4.1.2.3.11 “Grimfaces for Writers”, 1987, by Virgilio Piñera (1912 – 1979)

“Muecas para escribantes” (Muecas para escribantes) is a collection of short stories by Virgilio Piñera that was published posthumously in 1987, along with “Un fogonazo” (A Flash). The text brings together a diverse selection of pieces from a period of nearly 30 years of creative writing, between 1947 and 1975; although Piñera is known for his habit of playing with time and not dating his works with great precision.
The central theme of the text is the dilemma of the exercise of writing, the attraction and repulsion that the blank page, the silent call of the typewriter, and above all, the absence of inspiration simultaneously provoke in the writer, in a certain way also how the writer tries to avoid the call of literature, which he conceives as destiny and sometimes damnation.
The text is composed of several pieces that have no a priori connection other than that they somehow address the literary fact itself, as is clear from the title itself. The stories that appear here are titled “A Jesuit of Literature,” “Council and Discourse,” “The Baldomero Case,” “Grimfaces for Scribes,” and “Hossana! Hossana…?” (the last two composed of several sub-narratives), many of which are so extensive that they can be considered short novels.

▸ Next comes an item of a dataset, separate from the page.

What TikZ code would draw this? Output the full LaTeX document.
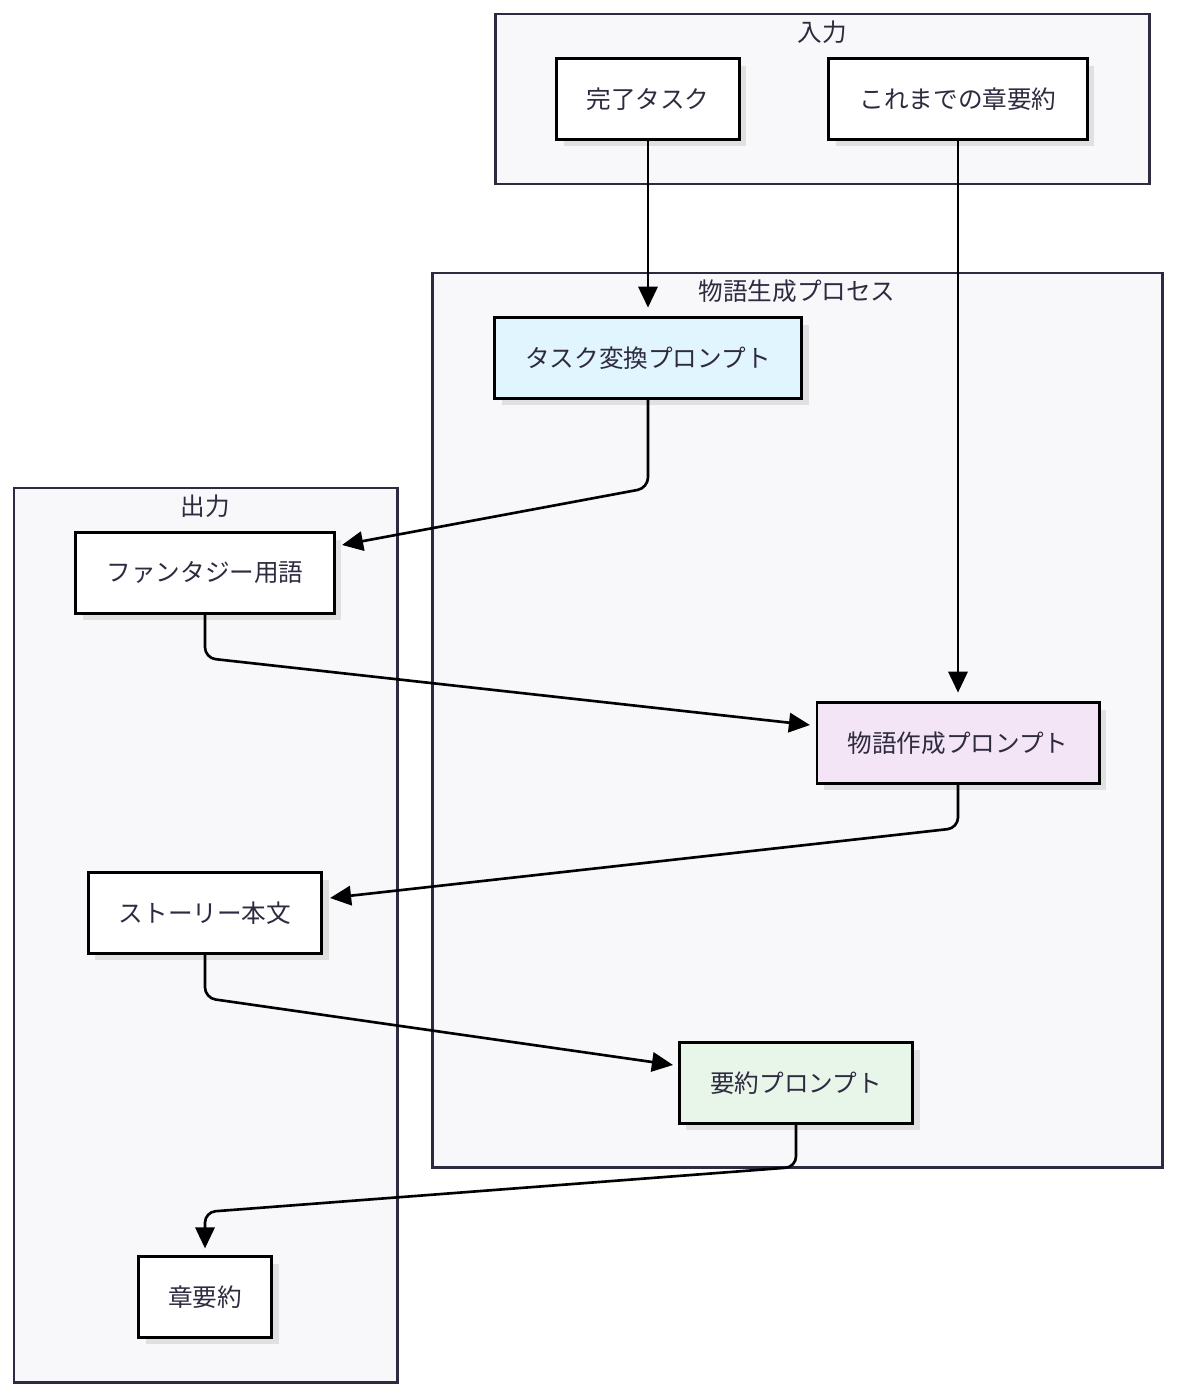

The first one that appears in the book –although not chronologically since it has not been given that order- “A Jesuit of Literature”, is where the psychological complexities of the writing process are fundamentally reflected, through the writer’s ramblings that are physical but also on a mental level, concomitant with self-analysis but with a strong undertone of parody.

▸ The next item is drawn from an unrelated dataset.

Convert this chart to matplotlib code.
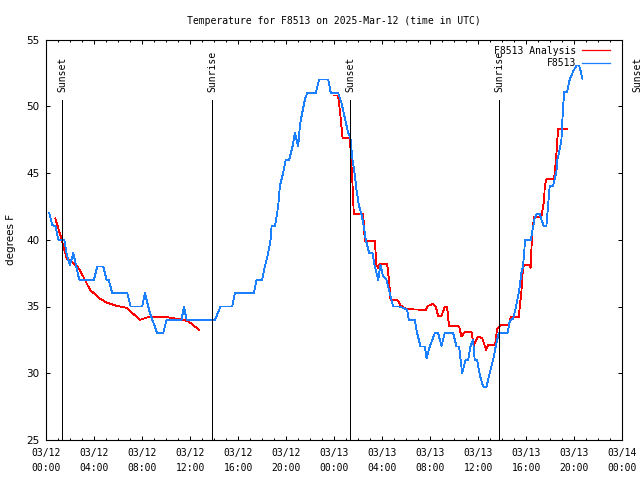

The religious theme emerges here with a certain acidity in the dialogues, reflecting the writer’s own oscillation between atheism and religiosity, although he consciously opted for the former.
The book may have lacked a definitive revision due to the author’s death, but it constitutes a fitting culmination of his career, in terms of the treatment of the themes, the mastery of writing procedures and the effective expression of his personal universe, of a surprising singularity even though it can be associated with literary schools and movements of one era or another.